→ **YOUR INSTRUCTIONS**
Count the lines below that contain the word "this", and report only that number.
%%
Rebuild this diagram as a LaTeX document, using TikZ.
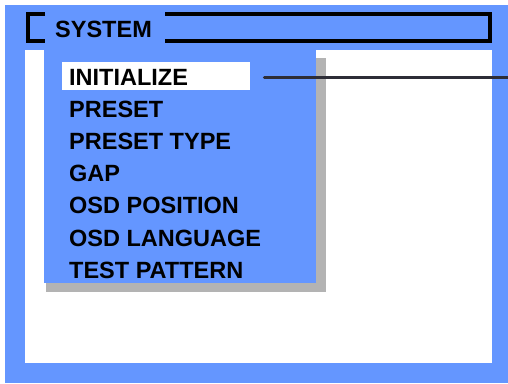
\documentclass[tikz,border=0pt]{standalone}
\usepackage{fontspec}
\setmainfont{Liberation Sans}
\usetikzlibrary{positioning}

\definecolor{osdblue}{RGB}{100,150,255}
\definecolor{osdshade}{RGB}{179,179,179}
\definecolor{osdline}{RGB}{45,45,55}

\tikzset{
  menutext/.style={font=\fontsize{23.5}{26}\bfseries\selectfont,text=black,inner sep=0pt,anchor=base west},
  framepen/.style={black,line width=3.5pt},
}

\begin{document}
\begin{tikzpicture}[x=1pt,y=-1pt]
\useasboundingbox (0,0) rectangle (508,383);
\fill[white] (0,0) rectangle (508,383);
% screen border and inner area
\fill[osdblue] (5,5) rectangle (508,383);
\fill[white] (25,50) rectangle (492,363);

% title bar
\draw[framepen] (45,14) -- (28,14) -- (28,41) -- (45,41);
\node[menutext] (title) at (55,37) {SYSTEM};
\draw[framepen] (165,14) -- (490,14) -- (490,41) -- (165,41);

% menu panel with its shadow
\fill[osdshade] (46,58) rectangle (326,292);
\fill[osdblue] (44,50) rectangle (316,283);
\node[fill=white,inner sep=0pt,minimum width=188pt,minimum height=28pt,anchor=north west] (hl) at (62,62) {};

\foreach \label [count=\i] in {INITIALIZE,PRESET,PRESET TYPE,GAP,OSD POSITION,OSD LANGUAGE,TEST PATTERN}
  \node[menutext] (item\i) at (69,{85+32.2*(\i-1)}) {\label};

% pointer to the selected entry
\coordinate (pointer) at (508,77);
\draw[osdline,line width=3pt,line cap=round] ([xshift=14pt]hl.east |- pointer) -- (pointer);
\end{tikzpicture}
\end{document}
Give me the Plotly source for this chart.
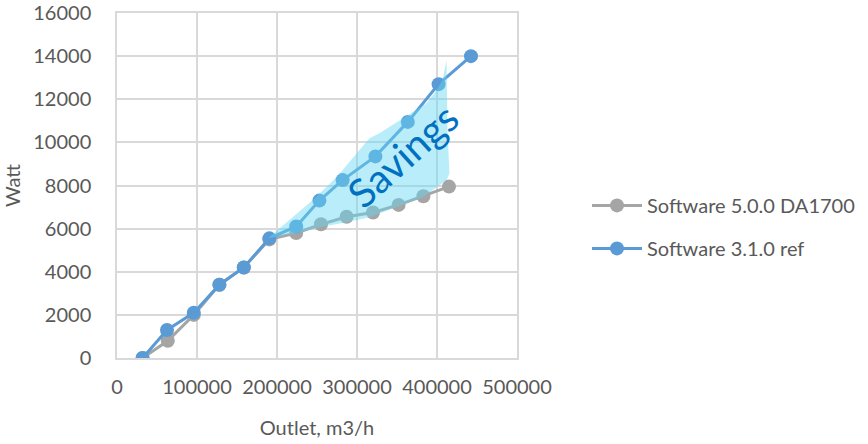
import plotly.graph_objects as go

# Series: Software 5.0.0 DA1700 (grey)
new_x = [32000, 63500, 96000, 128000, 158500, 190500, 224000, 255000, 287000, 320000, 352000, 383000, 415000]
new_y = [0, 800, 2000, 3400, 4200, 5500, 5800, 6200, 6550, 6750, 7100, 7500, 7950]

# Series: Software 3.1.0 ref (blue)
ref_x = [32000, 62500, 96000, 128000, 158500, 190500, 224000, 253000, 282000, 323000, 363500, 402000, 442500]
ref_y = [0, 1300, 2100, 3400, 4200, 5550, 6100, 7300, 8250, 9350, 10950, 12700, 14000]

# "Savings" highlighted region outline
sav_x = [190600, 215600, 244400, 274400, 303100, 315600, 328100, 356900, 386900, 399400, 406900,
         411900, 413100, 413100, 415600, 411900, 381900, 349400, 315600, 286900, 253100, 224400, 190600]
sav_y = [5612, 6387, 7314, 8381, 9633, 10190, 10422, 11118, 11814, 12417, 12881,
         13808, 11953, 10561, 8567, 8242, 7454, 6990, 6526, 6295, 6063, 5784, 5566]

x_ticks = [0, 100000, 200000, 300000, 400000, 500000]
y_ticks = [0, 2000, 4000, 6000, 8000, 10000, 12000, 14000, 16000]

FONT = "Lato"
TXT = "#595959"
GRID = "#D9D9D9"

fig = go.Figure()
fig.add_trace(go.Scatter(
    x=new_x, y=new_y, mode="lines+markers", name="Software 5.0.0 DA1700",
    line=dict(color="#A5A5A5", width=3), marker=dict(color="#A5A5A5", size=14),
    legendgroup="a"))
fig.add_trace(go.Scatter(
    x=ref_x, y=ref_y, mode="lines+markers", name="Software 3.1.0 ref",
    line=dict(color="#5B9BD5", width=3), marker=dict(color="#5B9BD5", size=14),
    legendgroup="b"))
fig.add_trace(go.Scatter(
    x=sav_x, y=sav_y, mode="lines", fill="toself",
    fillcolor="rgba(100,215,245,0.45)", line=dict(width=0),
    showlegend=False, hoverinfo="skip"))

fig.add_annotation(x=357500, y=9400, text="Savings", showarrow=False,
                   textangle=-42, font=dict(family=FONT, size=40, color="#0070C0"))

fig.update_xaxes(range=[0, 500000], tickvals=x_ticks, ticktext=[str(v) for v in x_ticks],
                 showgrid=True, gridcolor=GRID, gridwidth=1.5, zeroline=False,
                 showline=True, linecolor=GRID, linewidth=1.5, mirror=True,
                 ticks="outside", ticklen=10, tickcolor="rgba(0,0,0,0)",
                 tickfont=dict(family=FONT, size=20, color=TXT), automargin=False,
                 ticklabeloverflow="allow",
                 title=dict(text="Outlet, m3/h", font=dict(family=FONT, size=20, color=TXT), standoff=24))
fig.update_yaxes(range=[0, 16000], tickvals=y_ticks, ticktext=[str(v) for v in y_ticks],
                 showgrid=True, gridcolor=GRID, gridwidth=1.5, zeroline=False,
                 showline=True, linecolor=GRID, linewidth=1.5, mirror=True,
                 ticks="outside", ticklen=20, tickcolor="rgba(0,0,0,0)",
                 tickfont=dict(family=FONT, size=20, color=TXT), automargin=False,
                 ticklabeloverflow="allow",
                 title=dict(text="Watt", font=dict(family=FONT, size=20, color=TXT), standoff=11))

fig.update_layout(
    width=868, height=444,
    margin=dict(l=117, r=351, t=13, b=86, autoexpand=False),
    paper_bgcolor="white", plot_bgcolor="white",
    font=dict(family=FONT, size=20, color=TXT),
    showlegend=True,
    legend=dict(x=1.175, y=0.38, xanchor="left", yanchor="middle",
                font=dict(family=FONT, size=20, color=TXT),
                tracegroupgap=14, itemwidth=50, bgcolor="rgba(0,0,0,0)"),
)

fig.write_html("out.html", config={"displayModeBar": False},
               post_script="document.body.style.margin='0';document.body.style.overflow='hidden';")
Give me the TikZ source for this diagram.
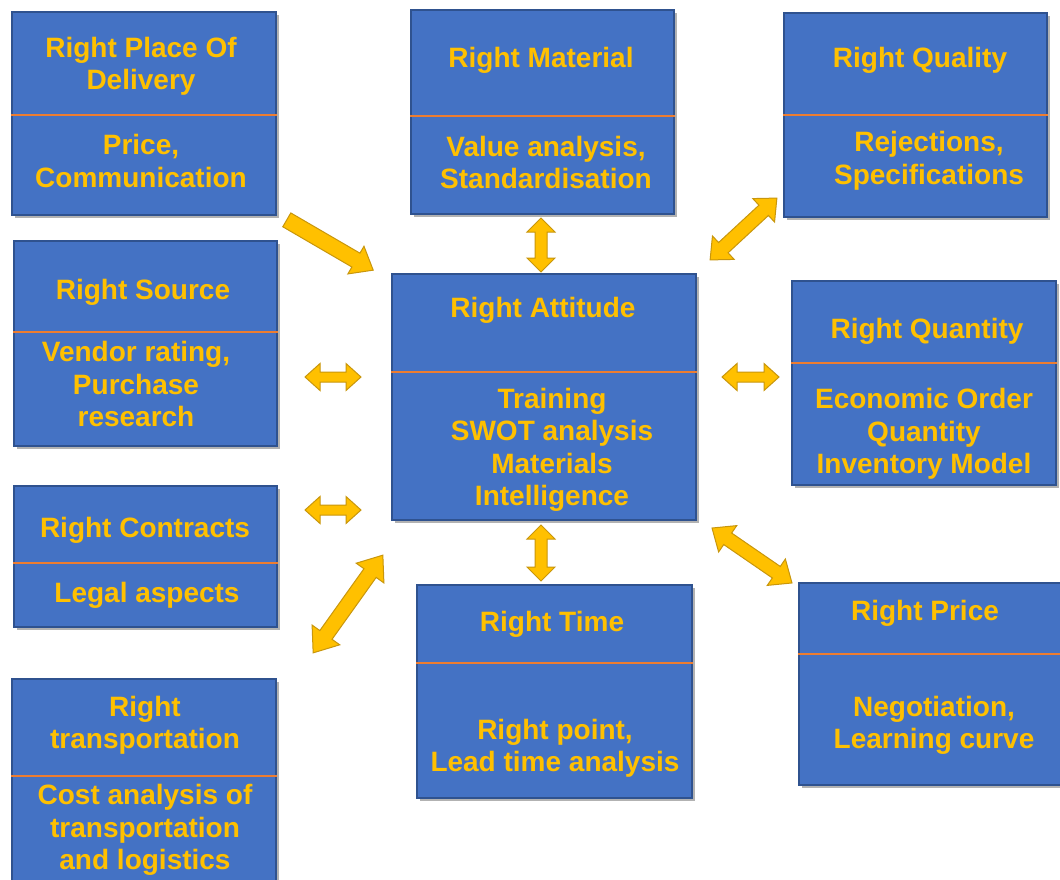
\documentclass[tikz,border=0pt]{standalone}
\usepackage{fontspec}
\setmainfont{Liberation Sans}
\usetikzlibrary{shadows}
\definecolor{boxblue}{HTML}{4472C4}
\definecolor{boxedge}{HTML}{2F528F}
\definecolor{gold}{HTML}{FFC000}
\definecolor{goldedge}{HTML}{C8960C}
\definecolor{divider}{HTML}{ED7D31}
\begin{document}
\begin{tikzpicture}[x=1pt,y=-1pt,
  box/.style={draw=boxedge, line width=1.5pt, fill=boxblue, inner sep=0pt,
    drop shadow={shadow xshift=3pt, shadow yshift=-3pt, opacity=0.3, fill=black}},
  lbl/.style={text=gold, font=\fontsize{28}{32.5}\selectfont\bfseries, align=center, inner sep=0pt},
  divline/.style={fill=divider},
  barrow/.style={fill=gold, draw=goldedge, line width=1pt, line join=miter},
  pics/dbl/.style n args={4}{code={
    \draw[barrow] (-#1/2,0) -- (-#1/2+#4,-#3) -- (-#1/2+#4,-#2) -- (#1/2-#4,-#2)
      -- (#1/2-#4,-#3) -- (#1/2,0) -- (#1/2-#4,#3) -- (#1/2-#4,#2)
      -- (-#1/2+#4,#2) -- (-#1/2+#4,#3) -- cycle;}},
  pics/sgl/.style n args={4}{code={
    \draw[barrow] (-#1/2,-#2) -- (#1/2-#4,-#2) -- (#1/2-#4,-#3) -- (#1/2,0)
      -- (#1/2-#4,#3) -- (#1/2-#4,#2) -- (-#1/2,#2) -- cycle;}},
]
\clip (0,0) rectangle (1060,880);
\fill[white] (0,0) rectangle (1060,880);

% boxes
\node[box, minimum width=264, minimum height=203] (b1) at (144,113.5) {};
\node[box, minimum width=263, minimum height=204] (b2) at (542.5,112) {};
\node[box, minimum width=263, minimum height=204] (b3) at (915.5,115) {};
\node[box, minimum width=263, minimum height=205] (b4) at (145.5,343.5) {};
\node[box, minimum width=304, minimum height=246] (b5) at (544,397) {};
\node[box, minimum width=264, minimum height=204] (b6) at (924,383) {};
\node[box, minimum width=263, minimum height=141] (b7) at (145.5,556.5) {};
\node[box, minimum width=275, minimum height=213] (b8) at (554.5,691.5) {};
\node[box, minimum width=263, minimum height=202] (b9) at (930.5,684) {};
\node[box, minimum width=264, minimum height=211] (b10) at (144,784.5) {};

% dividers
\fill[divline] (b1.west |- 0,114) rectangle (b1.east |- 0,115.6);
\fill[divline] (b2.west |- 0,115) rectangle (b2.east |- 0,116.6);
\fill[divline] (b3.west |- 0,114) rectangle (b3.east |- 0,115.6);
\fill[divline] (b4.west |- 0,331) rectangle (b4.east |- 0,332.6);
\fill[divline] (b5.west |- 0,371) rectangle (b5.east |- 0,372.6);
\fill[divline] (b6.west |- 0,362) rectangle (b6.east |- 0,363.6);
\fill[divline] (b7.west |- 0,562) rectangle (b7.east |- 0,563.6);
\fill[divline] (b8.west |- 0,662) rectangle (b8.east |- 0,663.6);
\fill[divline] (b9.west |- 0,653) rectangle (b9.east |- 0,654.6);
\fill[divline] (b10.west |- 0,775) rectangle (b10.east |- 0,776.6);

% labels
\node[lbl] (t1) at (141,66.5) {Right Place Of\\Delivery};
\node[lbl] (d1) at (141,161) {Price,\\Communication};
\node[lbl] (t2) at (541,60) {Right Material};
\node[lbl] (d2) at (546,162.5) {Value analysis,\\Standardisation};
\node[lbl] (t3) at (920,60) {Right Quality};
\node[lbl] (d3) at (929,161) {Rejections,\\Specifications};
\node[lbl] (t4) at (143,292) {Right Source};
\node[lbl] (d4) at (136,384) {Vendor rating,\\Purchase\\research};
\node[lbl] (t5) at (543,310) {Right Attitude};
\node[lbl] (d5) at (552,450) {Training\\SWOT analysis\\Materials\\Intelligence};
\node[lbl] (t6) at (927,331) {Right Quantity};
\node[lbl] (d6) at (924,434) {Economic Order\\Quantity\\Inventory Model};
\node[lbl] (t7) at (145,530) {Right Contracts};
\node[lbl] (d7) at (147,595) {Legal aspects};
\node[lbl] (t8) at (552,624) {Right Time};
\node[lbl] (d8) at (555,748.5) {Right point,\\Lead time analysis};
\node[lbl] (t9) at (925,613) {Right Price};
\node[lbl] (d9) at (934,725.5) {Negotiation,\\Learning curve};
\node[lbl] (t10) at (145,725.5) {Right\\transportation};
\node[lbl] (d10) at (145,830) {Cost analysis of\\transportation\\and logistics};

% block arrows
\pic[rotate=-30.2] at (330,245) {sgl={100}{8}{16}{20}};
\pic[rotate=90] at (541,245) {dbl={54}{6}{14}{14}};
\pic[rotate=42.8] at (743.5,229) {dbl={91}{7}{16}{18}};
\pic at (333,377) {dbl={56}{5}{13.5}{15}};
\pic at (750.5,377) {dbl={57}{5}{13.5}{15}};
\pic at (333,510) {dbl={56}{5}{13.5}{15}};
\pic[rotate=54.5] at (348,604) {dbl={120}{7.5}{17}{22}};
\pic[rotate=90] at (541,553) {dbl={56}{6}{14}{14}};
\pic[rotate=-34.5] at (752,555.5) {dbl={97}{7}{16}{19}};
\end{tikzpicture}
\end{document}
%%
→ **ANSWER**
3